08:55 — Reconciliation report shows balanced; saved to period record.
C — Onboarding migration
New partner imports 12,000 historical customers, 2,400 suppliers, 86,000 bookings, and an opening trial balance.
- Files reviewed by data team for schema fit.
- Per-batch staging upload + validation.
- Final commit by partner_admin under maker-checker.
- One-time "migration period" — opening JE posted with effective date of cutover.
12. Step-by-step generic import flow
flowchart TD
A[Source produces file / event] --> B{Idempotent?}
B -->|Already processed| C[Return prior result]
B -->|New| D[Persist to S3 + import_runs row]
D --> E[Parse → Staging Table]
E --> F{Schema valid?}
F -->|No| G[Reject; alert ops]
F -->|Yes| H[Row-level validation]
H --> I{All rows valid?}
I -->|All| J[Commit to live tables]
I -->|Some| K[Quarantine invalid; commit valid; alert ops]
J --> L[Update materialised balances]
K --> L
L --> M[Emit webhooks / notifications]
M --> N[Mark import_run complete with stats]

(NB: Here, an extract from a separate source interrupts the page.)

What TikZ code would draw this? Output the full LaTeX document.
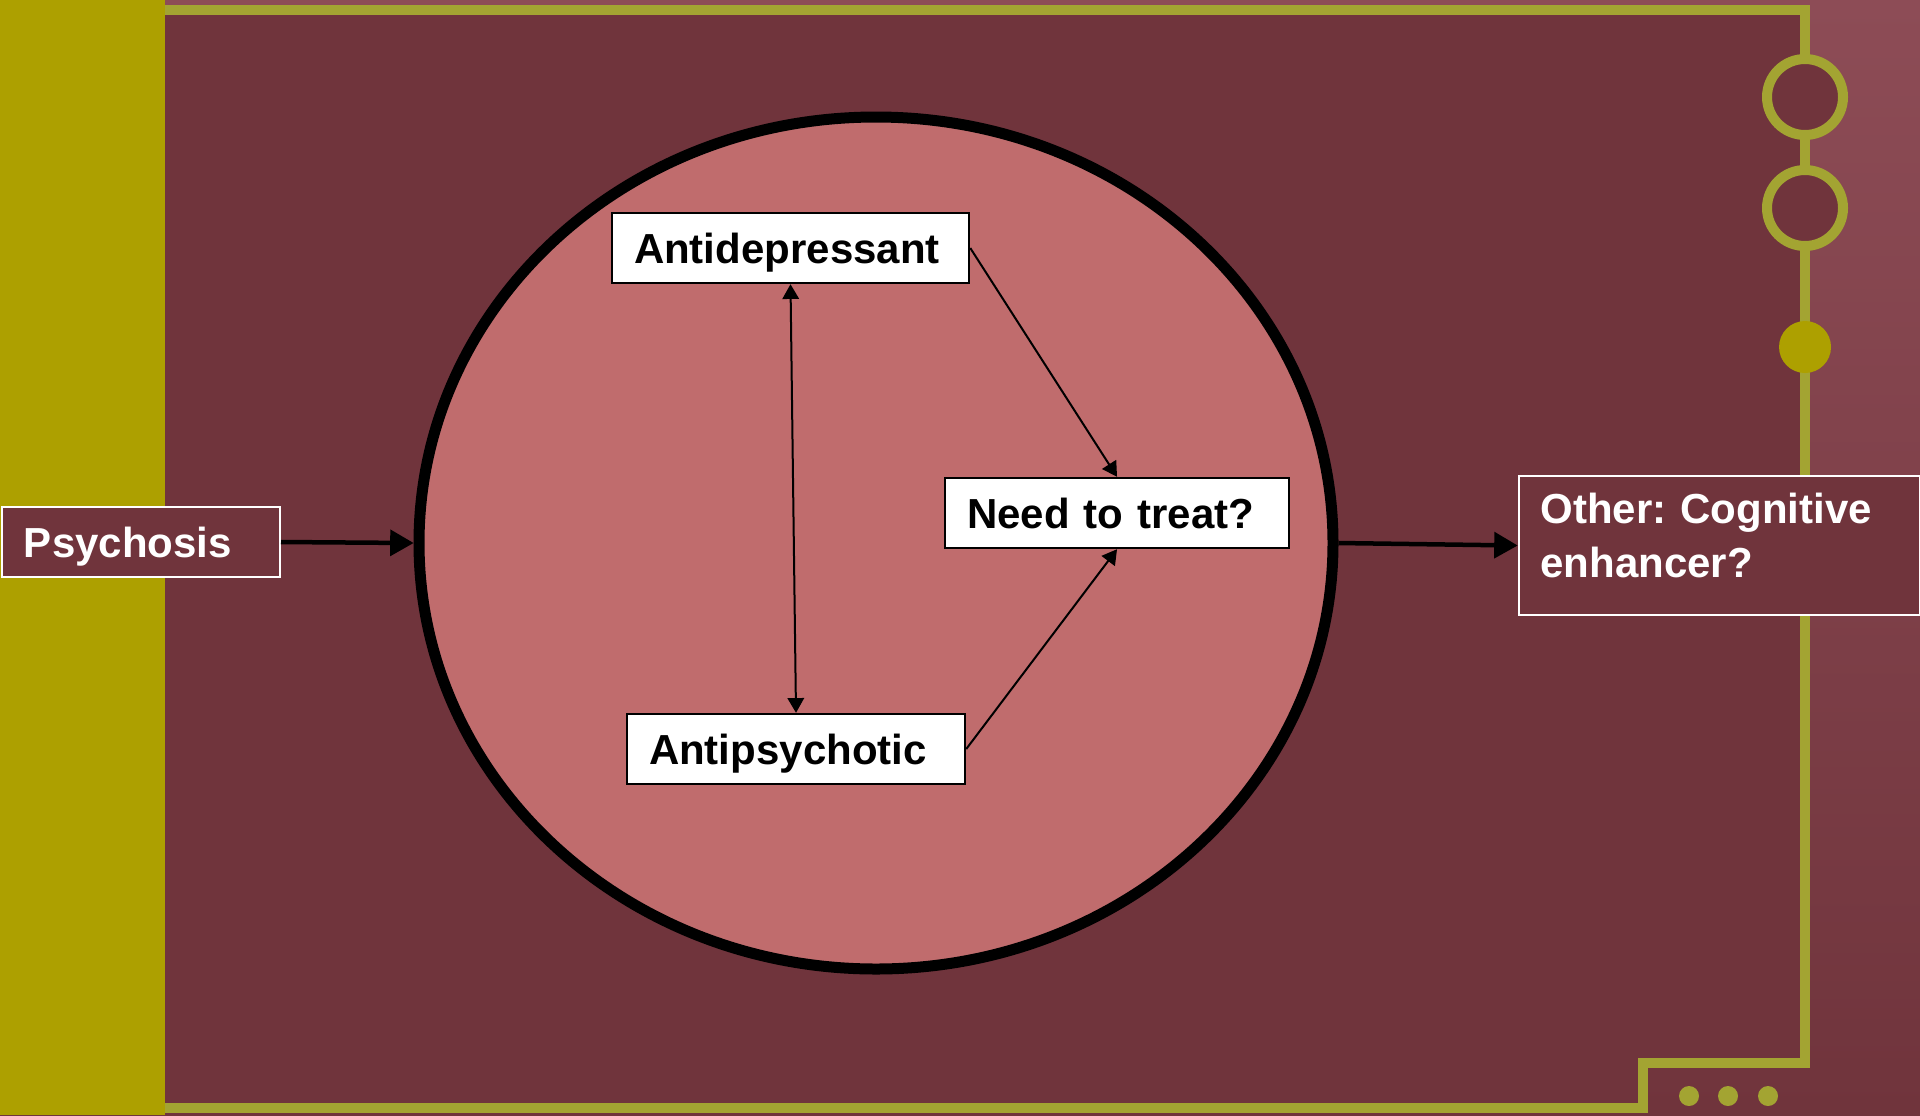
\documentclass[tikz,border=0pt]{standalone}
\usepackage{fontspec}
\setmainfont{Liberation Sans}
\usetikzlibrary{arrows, shapes.geometric}
\usepackage{xcolor}
\frenchspacing

\definecolor{bgred}{HTML}{70343C}
\definecolor{glowred}{HTML}{8D4C56}
\definecolor{discred}{HTML}{C06C6D}
\definecolor{mustard}{HTML}{ADA000}
\definecolor{olive}{HTML}{A3A432}

\tikzset{
	whitebox/.style={draw=black, fill=white, text=black, line width=1.25pt,
		font=\fontsize{21}{27}\selectfont\bfseries, align=left,
		inner xsep=11pt, inner ysep=0pt, minimum height=35pt,
		text height=15pt, text depth=0pt, text width=#1},
	darkbox/.style={whitebox=#1, draw=white, fill=bgred, text=white, line width=1pt},
	frameline/.style={draw=olive, line width=5pt},
	bigarrow/.style={-triangle 60, line width=2.25pt},
	smallarrow/.style={-triangle 60, line width=1pt},
}

\begin{document}
\begin{tikzpicture}[x=0.5pt, y=-0.5pt]
	\useasboundingbox (0,0) rectangle (1920,1115);
	\shade[top color=glowred, bottom color=bgred] (0,0) rectangle (1920,1115);
	\fill[bgred] (165,10) -- (1805,10) -- (1805,1063) -- (1643,1063) -- (1643,1115) -- (165,1115) -- cycle;
	\fill[mustard] (0,0) rectangle (165,1115);
	\draw[frameline] (165,10) -- (1805,10) -- (1805,1063) -- (1643,1063) -- (1643,1108) -- (165,1108);
	\draw[frameline, fill=bgred] (1805,97) circle (38);
	\draw[frameline, fill=bgred] (1805,208) circle (38);
	\fill[mustard] (1805,347) circle (26);
	\foreach \x in {1689,1728,1768}
		\fill[olive] (\x,1096) circle (10);

	\node (circ) at (876,543) [ellipse, draw=black, fill=discred, line width=5.5pt,
		inner sep=0pt, minimum width=457pt, minimum height=426pt] {};

	\node (antid) at (790.5,248) [whitebox=156.5pt] {Antidepressant};
	\node (antip) at (796,749) [whitebox=147pt] {Antipsychotic};
	\node (need) at (1117,513) [whitebox=150pt] {Need to treat?};
	\node (psy) at (141,542) [darkbox=117pt] {Psychosis};
	\node (other) at (1719,545.5) [darkbox=178.5pt, minimum height=69.5pt, text depth=37.5pt]
		{Other: Cognitive\\enhancer?};

	\draw [bigarrow] (psy.east) -- (circ.west);
	\draw [bigarrow] (circ.east) -- (other.west);
	\draw [smallarrow, triangle 60-triangle 60] (antid.south) -- (antip.north);
	\draw [smallarrow] (antid.east) -- (need.north);
	\draw [smallarrow] (antip.east) -- (need.south);
\end{tikzpicture}
\end{document}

13. Database tables touched
| Table |
Role |
import_runs |
One row per import attempt |
import_files |
Uploaded file metadata + S3 ref |
*_staging tables (per input type) |
Raw parsed rows pre-commit |
*_quarantine tables |
Failed rows with reason |
audit_logs |
Every import event |
14. Future scalability
- Universal import UI — drag-and-drop with auto-detect of format and supplier.
- Streaming imports — for partners with high-volume real-time events.

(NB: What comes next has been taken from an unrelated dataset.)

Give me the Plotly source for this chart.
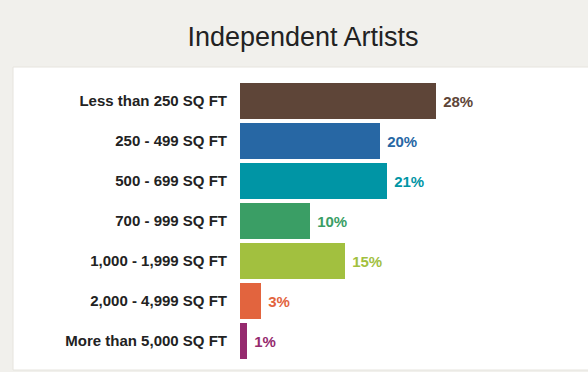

- AI-assisted column mapping — accept arbitrary CSV layouts and map to canonical schema.
- Self-service partner imports — extend beyond admin-only to selected partner users with thresholds.
- Compliance evidence linking — auto-attach evidence to relevant audit records.
15. Common pitfalls
- ⚠️ Skipping staging. Direct-to-live commits make replay impossible.
- ⚠️ Trusting header totals. Cross-validate sum of lines.
- ⚠️ Mixed-encoding files. Reject early; don't half-import.
- ⚠️ Manual fix-up after a bad import without a corresponding correcting import. Always go through the same path.
- 🔒 Imported files with PII must inherit the same encryption + retention as primary data.
- ⚠️ Closed-period imports. Block at validation tier; never silently shift dates.